Women Up does not flatten women into one story. We do not assume that the woman with fewer resources has no power, and we do not assume that the woman with visible success has no pain. Women are complex. Their seasons are complex. Their needs are complex.
That is why this work must be both tender and strong. It must be able to hold the woman who needs immediate support and the woman who needs a deeper return to self. It must understand crisis and calling, trauma and transformation, resources and retreats, advocacy and embodiment.
The Woman Rebuilding Deserves Dignity, Not Pity
When a woman is in survival mode, the world often talks about her as if she is a problem to be solved. A case. A category. A statistic. A story to be summarized. But behind every label is a woman with a nervous system, a history, a body, a voice, a future, and a dignity that should never have to be earned.
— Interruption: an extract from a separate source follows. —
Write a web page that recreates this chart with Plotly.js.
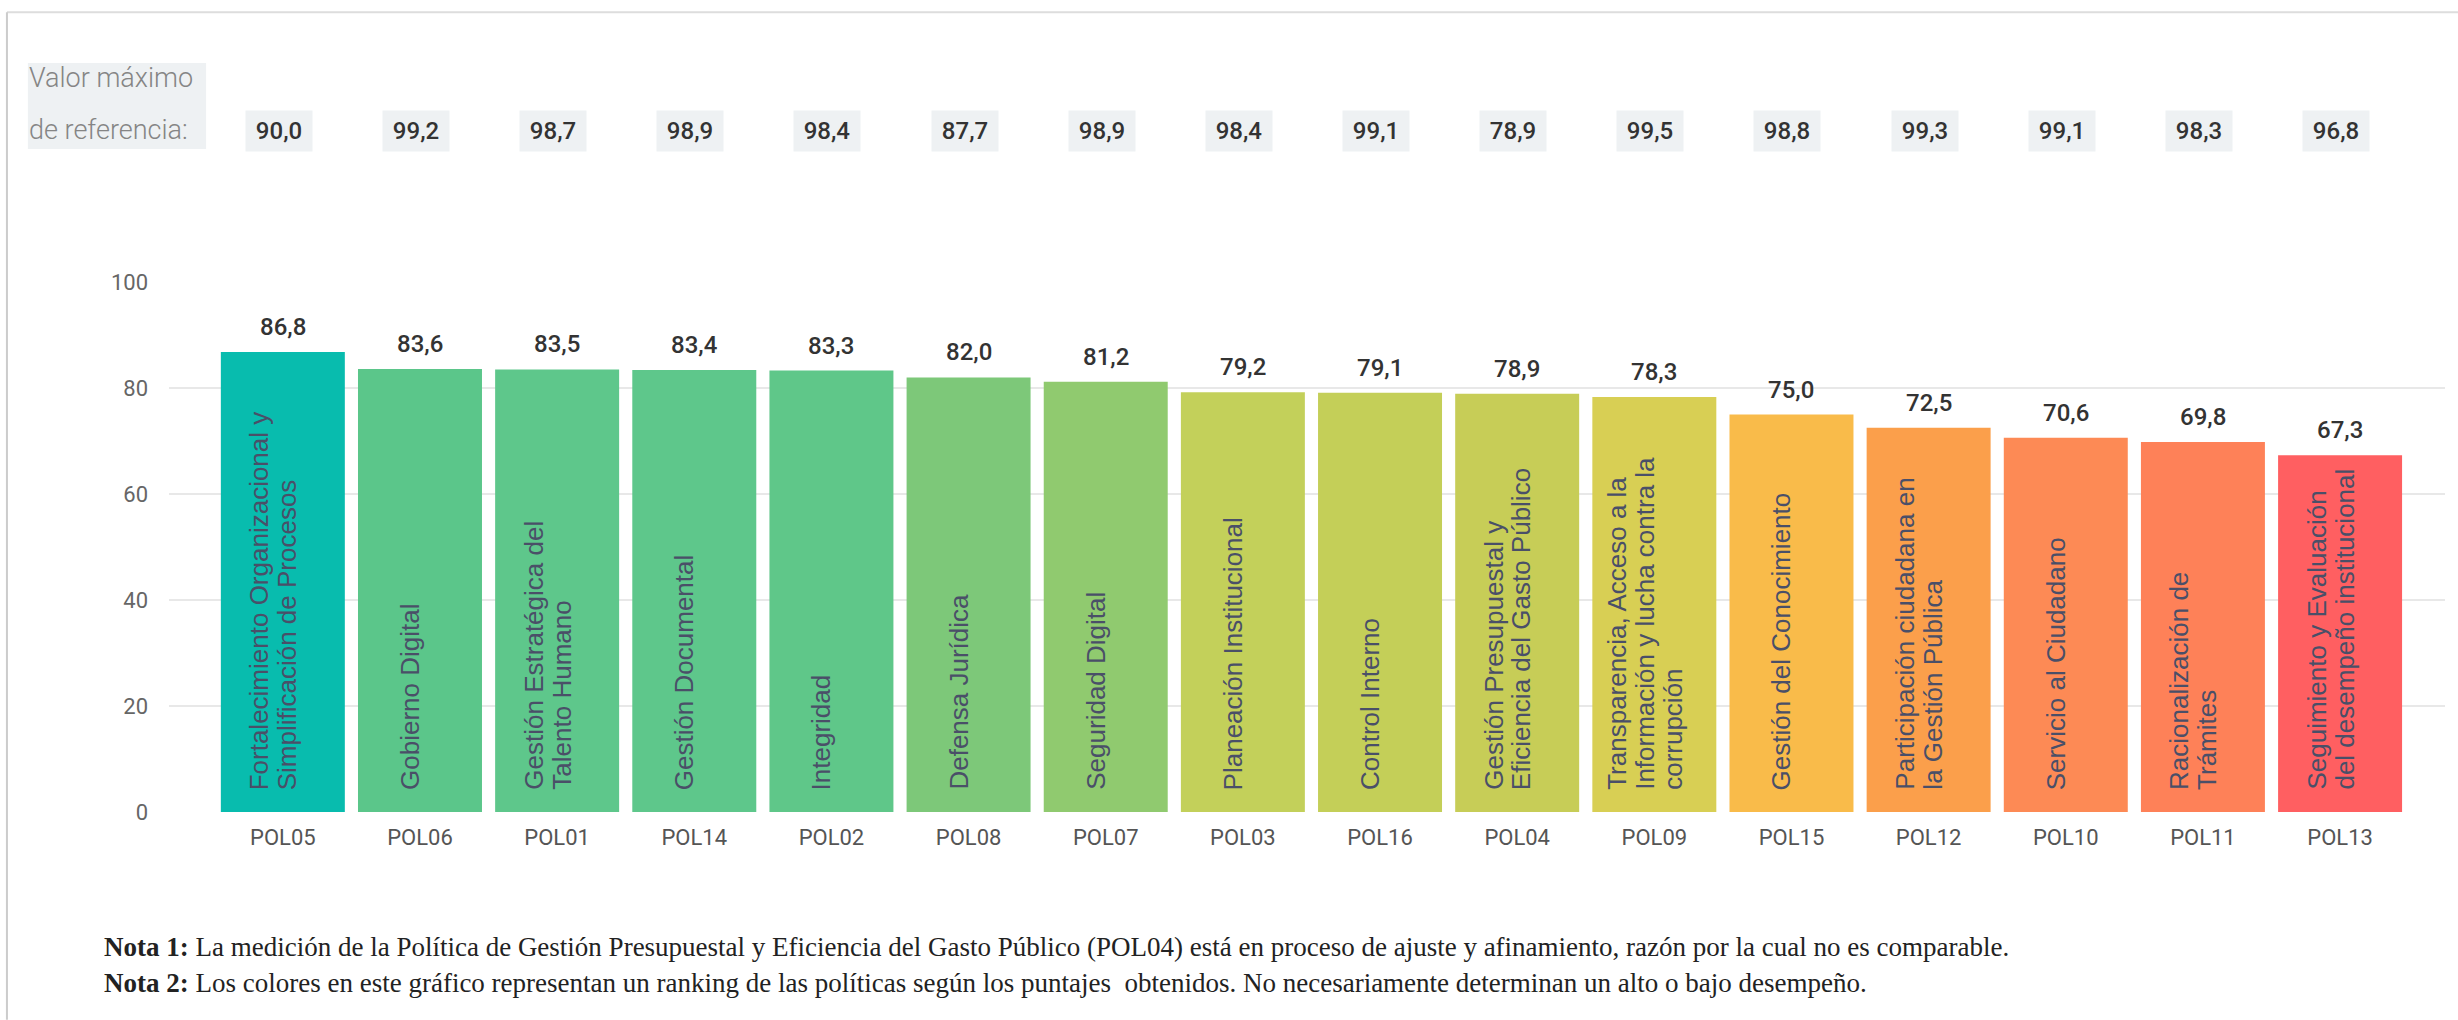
<!DOCTYPE html>
<html>
<head>
<meta charset="utf-8">
<script src="https://cdn.plot.ly/plotly-3.0.1.min.js"></script>
<style>
  html, body { margin: 0; padding: 0; background: #ffffff; }
  #chart { width: 2458px; height: 1020px; }
</style>
</head>
<body>
<div id="chart"></div>
<script>
// ---- Data ----
const codes = ["POL05","POL06","POL01","POL14","POL02","POL08","POL07","POL03","POL16","POL04","POL09","POL15","POL12","POL10","POL11","POL13"];
const names = [
  ["Fortalecimiento Organizacional y", "Simplificación de Procesos"],
  ["Gobierno Digital"],
  ["Gestión Estratégica del", "Talento Humano"],
  ["Gestión Documental"],
  ["Integridad"],
  ["Defensa Jurídica"],
  ["Seguridad Digital"],
  ["Planeación Institucional"],
  ["Control Interno"],
  ["Gestión Presupuestal y", "Eficiencia del Gasto Público"],
  ["Transparencia, Acceso a la", "Información y lucha contra la", "corrupción"],
  ["Gestión del Conocimiento"],
  ["Participación ciudadana en", "la Gestión Pública"],
  ["Servicio al Ciudadano"],
  ["Racionalización de", "Trámites"],
  ["Seguimiento y Evaluación", "del desempeño institucional"]
];
const scores = [86.8, 83.6, 83.5, 83.4, 83.3, 82.0, 81.2, 79.2, 79.1, 78.9, 78.3, 75.0, 72.5, 70.6, 69.8, 67.3];
const refMax = [90.0, 99.2, 98.7, 98.9, 98.4, 87.7, 98.9, 98.4, 99.1, 78.9, 99.5, 98.8, 99.3, 99.1, 98.3, 96.8];
const barColors = ["#08bcae","#5bc68a","#5ec78b","#5ec78b","#5fc789","#7dc879","#90ca6f","#c3d05a","#c4cf58","#c7cd57","#d8cf54","#f9bb4a","#fb9f4b","#fd8a55","#fe8158","#ff5f61"];
const refLabel = ["Valor máximo", "de referencia:"];
const notes = [
  "<b>Nota 1:</b> La medición de la Política de Gestión Presupuestal y Eficiencia del Gasto Público (POL04) está en proceso de ajuste y afinamiento, razón por la cual no es comparable.",
  "<b>Nota 2:</b> Los colores en este gráfico representan un ranking de las políticas según los puntajes  obtenidos. No necesariamente determinan un alto o bajo desempeño."
];
const yTicks = [0, 20, 40, 60, 80, 100];

const fmt = v => v.toFixed(1).replace('.', ',');
const idx = codes.map((c, i) => i);

// ---- Traces ----
const bars = {
  type: 'bar',
  x: idx,
  y: scores,
  marker: { color: barColors, line: { width: 0 } },
  hoverinfo: 'skip',
  showlegend: false
};

// ---- Annotations ----
const annotations = [];
// value labels above bars
scores.forEach((v, i) => {
  annotations.push({
    xref: 'x', yref: 'y', x: i, y: v, yanchor: 'bottom', xanchor: 'center',
    yshift: 9, showarrow: false, text: fmt(v),
    font: { family: 'Roboto, sans-serif', size: 24, weight: 500, color: '#333333' }
  });
});
// rotated policy names inside bars (one annotation per line)
const lineGap = 28;
names.forEach((lines, i) => {
  lines.forEach((ln, k) => {
    annotations.push({
      xref: 'x', yref: 'y', x: i, y: 0, yanchor: 'bottom', xanchor: 'center',
      yshift: 20, xshift: -10 + (k - (lines.length - 1) / 2) * lineGap,
      textangle: -90, showarrow: false, text: ln,
      font: { family: '"Liberation Sans", Arial, sans-serif', size: 26, color: '#4a4f68' }
    });
  });
});
// reference max values row
refMax.forEach((v, i) => {
  annotations.push({
    xref: 'x', yref: 'paper', x: i, y: 1.285, yanchor: 'middle', xanchor: 'center',
    xshift: -4, showarrow: false, text: fmt(v), bgcolor: '#eef1f3',
    width: 64, height: 38,
    font: { family: 'Roboto, sans-serif', size: 24, weight: 500, color: '#333333' }
  });
});
// reference label
annotations.push({
  xref: 'paper', yref: 'paper', x: -0.0625, y: 1.385, xanchor: 'left', yanchor: 'middle',
  showarrow: false, text: refLabel[0],
  font: { family: 'Roboto, sans-serif', size: 27, weight: 300, color: '#858585' }
});
annotations.push({
  xref: 'paper', yref: 'paper', x: -0.0625, y: 1.287, xanchor: 'left', yanchor: 'middle',
  showarrow: false, text: refLabel[1],
  font: { family: 'Roboto, sans-serif', size: 27, weight: 300, color: '#858585' }
});
// notes
notes.forEach((t, i) => {
  annotations.push({
    xref: 'paper', yref: 'paper', x: -0.0294, y: i === 0 ? -0.2547 : -0.3226,
    xanchor: 'left', yanchor: 'middle', showarrow: false, text: t, align: 'left',
    font: { family: 'Liberation Serif', size: 27, color: '#222222' }
  });
});

const layout = {
  width: 2458,
  height: 1020,
  paper_bgcolor: '#ffffff',
  plot_bgcolor: '#ffffff',
  separators: ',.',
  margin: { l: 169, r: 13, t: 282, b: 208, pad: 0 },
  bargap: 0.096,
  showlegend: false,
  xaxis: {
    type: 'linear',
    range: [-0.83, 15.765],
    tickmode: 'array',
    tickvals: idx,
    ticktext: codes,
    showgrid: false,
    zeroline: false,
    showline: false,
    ticks: '',
    ticklabelstandoff: 10,
    tickfont: { family: 'Roboto, sans-serif', size: 22, color: '#555555' }
  },
  yaxis: {
    range: [0, 100],
    tickmode: 'array',
    tickvals: yTicks,
    ticktext: yTicks.map(String),
    showgrid: true,
    gridcolor: '#e8e8e8',
    gridwidth: 1.5,
    zeroline: false,
    showline: false,
    ticks: '',
    ticklabelstandoff: 20,
    tickfont: { family: 'Roboto, sans-serif', size: 22, color: '#666666' }
  },
  shapes: [
    // reference label background
    { type: 'rect', xref: 'paper', yref: 'paper', x0: -0.062, x1: 0.0163, y0: 1.251, y1: 1.413,
      fillcolor: '#eef1f3', line: { width: 0 }, layer: 'below' },
    // frame lines
    { type: 'line', xref: 'paper', yref: 'paper', x0: -0.0712, x1: 1.0057, y0: 1.509, y1: 1.509,
      line: { color: '#dddddd', width: 2 } },
    { type: 'line', xref: 'paper', yref: 'paper', x0: -0.0712, x1: -0.0712, y0: 1.509, y1: -0.392,
      line: { color: '#cccccc', width: 2 } }
  ],
  annotations: annotations
};

Plotly.newPlot('chart', [bars], layout, { displayModeBar: false, staticPlot: true });
</script>
</body>
</html>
Support should not humiliate a woman. It should not make her feel smaller for needing help. It should not require her to perform her pain in order to be believed. It should not turn her story into someone else’s charity moment.
Women Up believes in dignity-first support. That means seeing the woman before the circumstance. It means respecting her agency while helping her access resources, advocacy, community, and next steps. It means understanding that a woman who has been knocked down does not need to be treated as broken. She needs to be seen, supported, and reminded that rebuilding is still possible.
There is grit in women who are surviving. There is wisdom. There is instinct. There is fight. There is a kind of holy stubbornness in the woman who has every reason to give up and still reaches for one more step.
Women Up exists to honor that. To find the grit and help turn it to gold.
The Woman Who Looks Successful May Still Be Lost
Then there is the woman who has done what she was supposed to do. She became capable. She became impressive. She built the life, carried the responsibilities, showed up for the people, achieved the goals, and learned how to appear steady even when something in her spirit felt far away.
She may not describe herself as surviving. She may feel guilty even admitting that something feels off. After all, she has things other people pray for. She may tell herself she should be grateful, should be fine, should stop wanting more, should stop questioning, should stop feeling restless.
But gratitude and truth can exist in the same woman.
You can be grateful for your life and still know something needs to change. You can love your people and still need space to hear yourself. You can be successful and still feel disconnected. You can be strong and still need support. You can have built something beautiful and still realize you have been performing inside of it.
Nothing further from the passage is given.